Mortgage lending by mutuals up 30pc

The uplift in gross lending resulted in the market share of mutuals rising from 17% in 2011 to 22% in 2012.

Adrian Coles, director-general of the BSA, said: “Mutual lenders such as building societies are likely to continue to play a prominent role in the mortgage market in 2013 helped in part by the Bank of England's Funding for Lending Scheme.

“Well over half of the 35 firms signed up to the scheme in December are mutuals and we are positive that the full potential of the scheme and its benefits to homebuyers will be demonstrated as the year progresses.”

And net mortgage lending by mutuals accounted for £6.5bn of the £7.4bn total net lending in 2012 with December reaching net lending of £0.4bn.

Ben Thompson, managing director of Legal & General Mortgage Club, said the lending figures were “highly impressive” and underlined the growing importance of building societies.

He said: “Only a few years ago some were quick to question their business models and perhaps future role in this sector. However it is explicitly clear today that they play a tremendously important role.”

Thompson attributed their success to the competitive mortgage products offered to borrowers that sometimes cannot secure borrowing elsewhere.

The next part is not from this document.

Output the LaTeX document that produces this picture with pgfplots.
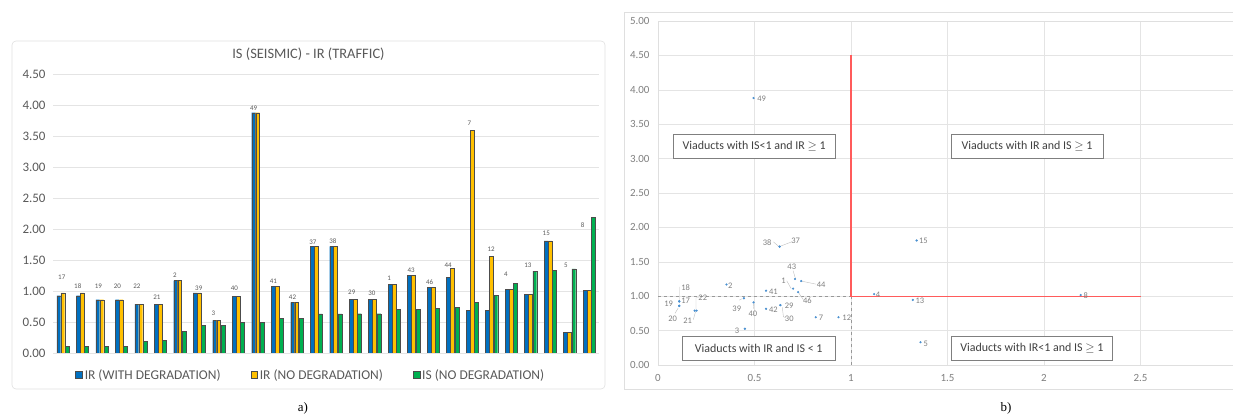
\documentclass[border=0pt]{standalone}
\usepackage{pgfplots}
\pgfplotsset{compat=1.18}
\usepackage{pgfplotstable}
\usepackage{fontspec}
\setmainfont{Carlito}
\newfontfamily\timesf{Liberation Serif}
\definecolor{barblue}{HTML}{0070C0}
\definecolor{baryel}{HTML}{FFC000}
\definecolor{bargreen}{HTML}{00B050}
\definecolor{txtgray}{HTML}{595959}
\definecolor{ltgray}{HTML}{7F7F7F}
\definecolor{gridc}{HTML}{E4E4E4}
\definecolor{scblue}{HTML}{4A90D0}
\definecolor{redl}{HTML}{FF5B5B}

\pgfplotstableread{
i lab b y g ly lx
0 17 0.925 0.97 0.11 1.22 -0.05
1 18 0.925 0.97 0.11 1.08 0.77
2 19 0.86 0.86 0.11 1.08 1.83
3 20 0.86 0.86 0.11 1.08 2.80
4 22 0.79 0.79 0.19 1.08 3.80
5 21 0.79 0.79 0.20 0.90 4.83
6 2 1.17 1.17 0.355 1.26 5.76
7 39 0.97 0.97 0.445 1.05 6.98
8 3 0.527 0.527 0.45 0.645 7.73
9 40 0.91 0.91 0.495 1.05 8.81
10 49 3.88 3.88 0.495 3.95 9.79
11 41 1.08 1.08 0.56 1.155 10.81
12 42 0.817 0.817 0.56 0.90 11.79
13 37 1.72 1.72 0.63 1.79 12.83
14 38 1.72 1.72 0.63 1.81 13.86
15 29 0.87 0.87 0.634 0.98 14.83
16 30 0.87 0.87 0.634 0.957 15.86
17 1 1.11 1.11 0.70 1.20 16.75
18 43 1.25 1.25 0.71 1.33 17.88
19 46 1.06 1.06 0.726 1.15 18.82
20 44 1.22 1.366 0.742 1.42 19.78
21 7 0.694 3.60 0.817 3.71 20.86
22 12 0.694 1.56 0.935 1.68 21.98
23 4 1.03 1.03 1.12 1.27 22.74
24 13 0.946 0.946 1.32 1.41 23.87
25 15 1.81 1.81 1.34 1.935 24.81
26 5 0.33 0.33 1.36 1.42 25.82
27 8 1.016 1.016 2.19 2.06 26.67
}\bardata

\pgfplotstableread{
lab is ir
17 0.11 0.925
18 0.11 0.925
19 0.11 0.86
20 0.11 0.86
22 0.19 0.79
21 0.20 0.79
2 0.355 1.17
39 0.445 0.97
3 0.45 0.527
40 0.495 0.91
49 0.495 3.88
41 0.56 1.08
42 0.56 0.817
37 0.63 1.72
38 0.63 1.72
29 0.634 0.87
30 0.634 0.87
1 0.70 1.11
43 0.71 1.25
46 0.726 1.06
44 0.742 1.22
7 0.817 0.694
12 0.935 0.694
4 1.12 1.03
13 1.32 0.946
15 1.34 1.81
5 1.36 0.33
8 2.19 1.016
}\scdata

\pgfplotstableread{
lab lx ly
49 0.537 3.87
15 1.375 1.80
13 1.357 0.94
5 1.387 0.315
8 2.216 1.006
4 1.14 1.02
12 0.978 0.68
7 0.845 0.68
38 0.566 1.78
37 0.713 1.80
43 0.693 1.43
44 0.845 1.165
1 0.65 1.22
46 0.774 0.93
41 0.598 1.064
2 0.375 1.157
18 0.143 1.128
17 0.143 0.93
19 0.055 0.895
20 0.076 0.672
21 0.154 0.643
22 0.232 0.977
39 0.408 0.82
40 0.492 0.74
42 0.598 0.803
29 0.679 0.856
30 0.68 0.672
3 0.41 0.50
}\sclabels

\pgfplotstableread{
x y
0.598 1.79
0.627 1.72
0.693 1.79
nan nan
0.70 1.37
0.713 1.25
nan nan
0.742 1.22
0.819 1.175
nan nan
0.667 1.224
0.69 1.11
nan nan
0.726 1.06
0.753 0.95
nan nan
0.11 1.136
0.11 0.94
nan nan
0.088 0.75
0.105 0.83
nan nan
0.183 0.66
0.195 0.78
nan nan
0.197 0.80
0.197 0.977
0.214 0.977
nan nan
0.421 0.943
0.435 0.963
nan nan
0.496 0.89
0.494 0.82
nan nan
0.644 0.836
0.65 0.70
0.662 0.69
}\leaders

\pgfplotsset{
  sqleg/.style={legend image code/.code={\draw[##1,line width=0.5pt] (0bp,-3.4bp) rectangle (6.8bp,3.4bp);}},
}

\begin{document}
\begin{tikzpicture}
% card of panel a
\draw[gray!25, rounded corners=4bp, line width=0.6pt] (12bp,28bp) rectangle (605bp,376bp);
\node[font=\fontsize{14.5}{16}\selectfont, text=txtgray] at (308.5bp,363bp) {IS (SEISMIC) - IR (TRAFFIC)};
\node[font=\timesf\fontsize{13}{15}\selectfont] at (303bp,9bp) {a)};
% frame of panel b
\draw[gray!25, line width=0.6pt] (624bp,28bp) rectangle (1245bp,405bp);
\node[font=\timesf\fontsize{13}{15}\selectfont] at (1006bp,9bp) {b)};

\begin{axis}[
  at={(53bp,64bp)}, anchor=south west,
  scale only axis, width=545.7bp, height=278.7bp,
  xmin=-0.5, xmax=27.5, ymin=0, ymax=4.5,
  xtick=\empty,
  ytick={0,0.5,...,4.5},
  ymajorgrids, grid style={gridc, line width=0.5pt},
  axis line style={draw=none},
  ytick style={draw=none},
  yticklabel style={font=\fontsize{13}{15}\selectfont, text=txtgray, xshift=-4bp},
  /pgf/number format/assume math mode=true,
  yticklabel={\pgfmathprintnumber[fixed,fixed zerofill,precision=2]{\tick}},
  legend style={at={(0.5,-0.079)}, anchor=center, xshift=-15bp, draw=none, fill=none,
    font=\fontsize{13.5}{15}\selectfont, text=txtgray, legend columns=3,
    /tikz/every even column/.append style={column sep=28bp}},
  legend cell align=left,
]
\addplot[gray!55, line width=0.6pt, forget plot] coordinates {(-0.5,0) (27.5,0)};
\addplot[ybar, bar width=0.2, bar shift=-0.205, fill=barblue, draw=black!70, line width=0.3pt, sqleg] table[x=i,y=b]{\bardata};
\addplot[ybar, bar width=0.2, bar shift=0, fill=baryel, draw=black!70, line width=0.3pt, sqleg] table[x=i,y=y]{\bardata};
\addplot[ybar, bar width=0.2, bar shift=0.22, fill=bargreen, draw=black!70, line width=0.3pt, sqleg] table[x=i,y=g]{\bardata};
\addplot[draw=none, mark=none, forget plot, nodes near coords, point meta=explicit symbolic,
  nodes near coords style={font=\fontsize{7}{8}\selectfont, text=txtgray, anchor=center, inner sep=0pt}]
  table[x=lx,y=ly,meta=lab]{\bardata};
\legend{IR (WITH DEGRADATION), IR (NO DEGRADATION), IS (NO DEGRADATION)}
\end{axis}

\begin{axis}[
  at={(658bp,52bp)}, anchor=south west,
  scale only axis, width=579bp, height=344bp,
  xmin=0, xmax=3, ymin=0, ymax=5,
  xtick={0,0.5,...,3}, ytick={0,0.5,...,5},
  xticklabels={0,0.5,1,1.5,2,2.5,{}},
  grid=major, grid style={gridc, line width=0.4pt},
  axis line style={gray!25},
  tick style={draw=none},
  /pgf/number format/assume math mode=true,
  yticklabel={\pgfmathprintnumber[fixed,fixed zerofill,precision=2]{\tick}},
  yticklabel style={font=\fontsize{11}{13}\selectfont, text=ltgray, xshift=-5bp},
  xticklabel style={font=\fontsize{11}{13}\selectfont, text=ltgray, yshift=-6bp},
]
\addplot[ltgray!80, dashed, line width=0.6pt] coordinates {(0,1) (1,1)};
\addplot[ltgray!80, dashed, line width=0.6pt] coordinates {(1,0) (1,1)};
\addplot[redl, line width=1.3pt] coordinates {(1,4.5) (1,1) (2.5,1)};
\addplot[gray!50, line width=0.4pt, unbounded coords=jump] table[x=x,y=y]{\leaders};
\addplot[only marks, mark=*, mark size=0.9bp, scblue] table[x=is,y=ir]{\scdata};
\addplot[draw=none, mark=none, nodes near coords, point meta=explicit symbolic,
  nodes near coords style={font=\fontsize{8.5}{10}\selectfont, text=ltgray, anchor=center, inner sep=0pt}]
  table[x=lx,y=ly,meta=lab]{\sclabels};
\tikzset{vbox/.style={draw=ltgray, fill=white, line width=0.6pt, font=\fontsize{12}{14}\selectfont, text=black!75, minimum height=24.5bp, inner xsep=0pt}}
\node[vbox, minimum width=161.7bp] at (axis cs:0.498,3.18) {Viaducts with IS<1 and IR $\geq$ 1};
\node[vbox, minimum width=152.3bp] at (axis cs:1.912,3.18) {Viaducts with IR and IS $\geq$ 1};
\node[vbox, minimum width=152.3bp] at (axis cs:0.522,0.245) {Viaducts with IR and IS < 1};
\node[vbox, minimum width=161.7bp] at (axis cs:1.937,0.245) {Viaducts with IR<1 and IS $\geq$ 1};
\end{axis}
\pgfresetboundingbox
\path[use as bounding box] (0bp,0bp) rectangle (1233bp,417bp);
\end{tikzpicture}
\end{document}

He said: “This is typically through taking a personal or more tailored approach to underwriting. Allowing customers to buy where in the absence of this approach they might not have been able to, is very important in helping to grow this fragile mortgage and housing market.”

Sean Oldfield, chief executive at Castle Trust, agreed that the unique selling point of innovation must be continued.

He said: “The focus for building societies must remain on creditworthy customers. But the development of innovative mortgage products is absolutely crucial for them in creating a competitive sector that provides a wealth of mortgage financing options for millions of homebuyers.”

Savings balances at mutuals also increased by £2.7 billion in 2012.

Coles added: “Mutuals take care to balance the needs of both their savers and borrowers but this can be challenging when economic policy is designed to encourage spending and discourage saving in order to stimulate economic growth.”